“Voo de cruzeiro ou voo de galinha?”, por Nelson Marconi

Imagem: Getty Images

Por Nelson Marconi
02/06/2021

O IBGE divulgou hoje o resultado do PIB do 1º trimestre, com crescimento de 1,2% em relação ao trimestre anterior, 1,0% em relação ao primeiro trimestre de 2020 e -3,8% no acumulado dos últimos 12 meses. O que esse resultado demonstra sobre a economia brasileira?

O setor que mais se destacou no resultado foi o agropecuário e as suas exportações. Como já ocorreu em outras vezes, com a falta de dinamismo do restante da economia, esse setor se sobressai e, com demanda externa alta, preços elevados, câmbio desvalorizado, puxa o PIB para cima.

Porém, como já sabemos, esse movimento não é capaz de sustentar um crescimento consistente da economia. E nem dos empregos; não é à toa que a taxa de desemprego é a maior da história. No curto prazo, estimula as exportações, um pouco a taxa de investimento, mas é só.

Ao final do ano, o PIB deverá apresentar uma taxa positiva de crescimento, em função da base de comparação baixa (2020) e dos efeitos das exportações agrícolas. O resultado também dependerá do combate à pandemia, criminoso como sabemos, e será influenciado pela crise hídrica.

Chamam a atenção ainda dois fatos: o primeiro é a tendência da taxa de investimentos. O IBGE precisa, com urgência, explicitar impacto das importações de plataformas de petróleo já existentes por parte da Petrobras e outras empresas, seguindo as normas do chamado Repetro.

As plataformas de petróleo já existentes passaram a ser contabilizadas como importação de bens de capital e, consequentemente, há um aumento da taxa de investimento.

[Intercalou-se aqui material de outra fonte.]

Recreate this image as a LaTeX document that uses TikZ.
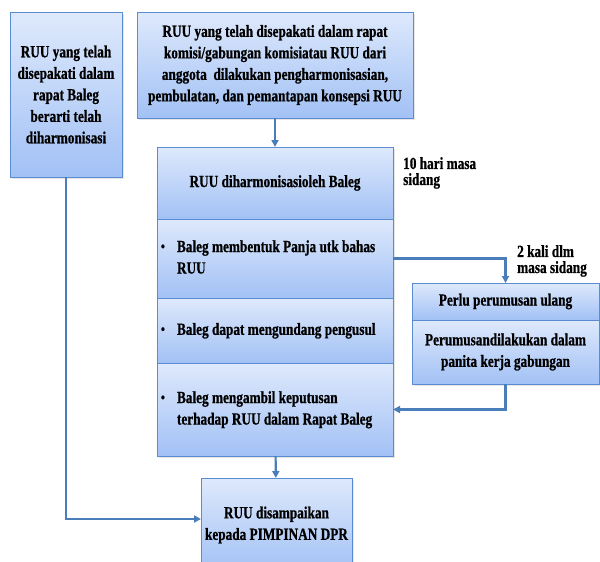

Observando essa taxa desde o início de 2020, há uma evolução que, se real, estaríamos crescendo mais que a China.

Certamente, a taxa de investimento está muito inflada por essa prática das empresas de petróleo. Ok, há um impacto positivo das máquinas agrícolas, mas dado o comportamento dos indicadores da construção e da indústria, não há como termos uma alta tão expressiva da taxa de investimentos.

E, por último, vale notar a mudança na composição da demanda que ocorreu desde o início da pandemia: o consumo das famílias reduziu sua participação no PIB, entre 2019 e os quatro trimestres acumulados até março de 21, de 64,8% para 61,7%; o investimento+var estoques passou de 15,4% para 17%.

O consumo do governo ficou praticamente estável, em torno de 20%, enquanto as exportações passaram de 14,1% para 17,7% e as importações, de 14,4% para 16,5% (infladas pelo Repetro).

Fica claro o papel das exportações nessa alta. Pena que sejam primordialmente de produtos agrícolas; antes que joguem as pedras, explico que a taxa de câmbio competitiva não consegue, sozinha e nem tão rápido, ajudar uma indústria prejudicada há tantos anos.

Ou nos dedicamos seriamente a mudar este quadro, ou sempre teremos passageiros sopros de crescimento, fortemente alardeados, como esse agora, e sem impacto sobre o emprego. Somos craques em voos de galinha, e não voos em ritmo de cruzeiro, que seria o correto.

 

*Nelson Marconi é economista, vice-presidente da Fundação Leonel Brizola – Alberto Pasqualini (FLB-AP) em São Paulo e coordenador do plano de governo do presidenciável do PDT, Ciro Gomes.